Психология страсти. Том 1 - страница 32



– Сегодня я хочу предложить кое-что новое, – сказала она, выкладывая на стол художественные материалы. – Моя авторская методика символического отражения. Вместо слов мы позволим говорить образам.

– Я не умею рисовать, – возразил Виктор, но его глаза неотрывно следили за движениями её рук, раскладывающих бумагу и карандаши.

– Здесь не нужен талант, – улыбнулась Елена. – Нужно лишь довериться рукам и позволить им выразить то, что разум не может или не хочет признать.

После короткой индукции лёгкого транса Виктор приступил к рисованию. Его лицо разгладилось, плечи расслабились. Рука уверенно двигалась по бумаге – не так, как у профессионала, но с поразительной целеустремлённостью человека, точно знающего, что он хочет изобразить.
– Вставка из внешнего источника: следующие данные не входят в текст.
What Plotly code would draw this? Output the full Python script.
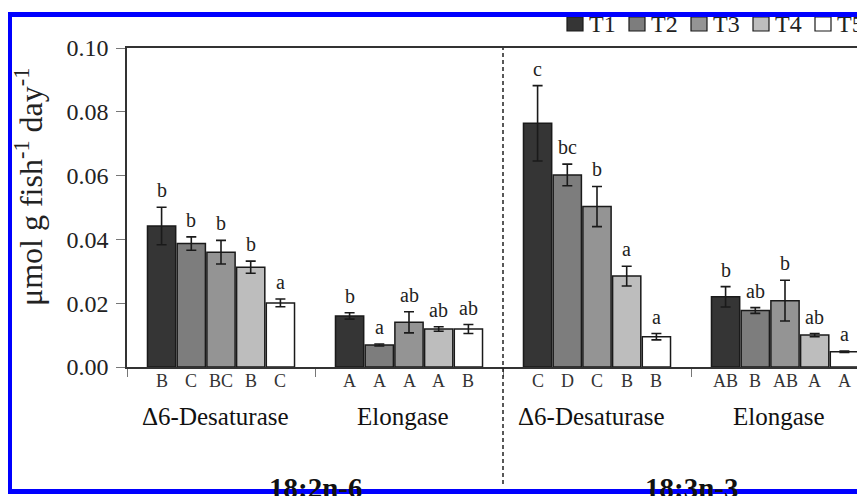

Елена подавила возглас, когда рисунок начал проявляться. На листе возникал лабиринт с центральной фигурой – обнажённой, с запрокинутой головой. По внешнему контуру лабиринта располагались те же символы, которые она видела в студии Кирилла – геометрические формы, соединённые в систему, больше напоминающую схему электронной платы, чем художественный узор.

– Что вы чувствуете, глядя на рисунок? – спросила она, когда Виктор положил карандаш.

Он смотрел на изображение с выражением странной смеси узнавания и отрицания.

– Я не помню, чтобы рисовал эти знаки, – его палец дотронулся до символов почти благоговейно. – Но они кажутся… правильными. Словно формула чего-то важного.

Елена протянула ему лист бумаги с выписанной фразой из сеанса Кирилла.

– Прочтите эти слова, пожалуйста. Вызывают ли они какие-то ассоциации?

Виктор взял лист, и его лицо мгновенно переменилось. Бледность разлилась от висков к подбородку. Зрачки расширились и застыли, будто он увидел нечто, недоступное обычному зрению.

– «Мы помним то, о чём другие предпочитают забыть. Пандора открывает, Пандора освобождает…» – его голос изменился, стал глубже, с резонирующими обертонами, словно говорили одновременно несколько человек.

Затем произошло нечто странное. Виктор застыл, его дыхание практически остановилось. Секунда, две, три – он не двигался, как статуя. А потом, словно кто-то щёлкнул невидимым выключателем, жизнь вернулась в его тело.

Но это был другой Виктор. Его глаза, минуту назад остекленевшие, теперь лихорадочно блестели. Рука, державшая лист, начала мелко дрожать. Он медленно отложил бумагу, как если бы это была змея, готовая укусить.

– Откуда у вас эти слова? – его шёпот был хриплым, полным неподдельного ужаса.

– От другого пациента, который исчез при странных обстоятельствах, – честно ответила Елена. – Вы знаете, что они означают?

– Они… – он замолчал, глядя куда-то мимо Елены, словно видел нечто за её спиной. – Это ключ. Ключ, который открывает и запирает. После него я перестал быть собой. Или, может быть, – его губы искривились в горькой усмешке, – впервые стал собой.

Он поднялся – не резко, а с какой-то механической точностью.

– «Пандора» – это не клуб, доктор Северова. Это лаборатория. Они используют вашу методику, но не для исцеления – для вивисекции личности.

– Кто они, Виктор? – она тоже встала, готовая остановить его, если понадобится.

– Я не могу… – он провёл рукой по лицу, и Елена заметила, что его ногти оставляют белые полосы на коже. – Часть меня хочет вернуться к ним даже сейчас. Эта часть кричит, что я предатель, что я должен замолчать.

– Я могу помочь вам, – Елена сделала шаг к нему, но он отшатнулся.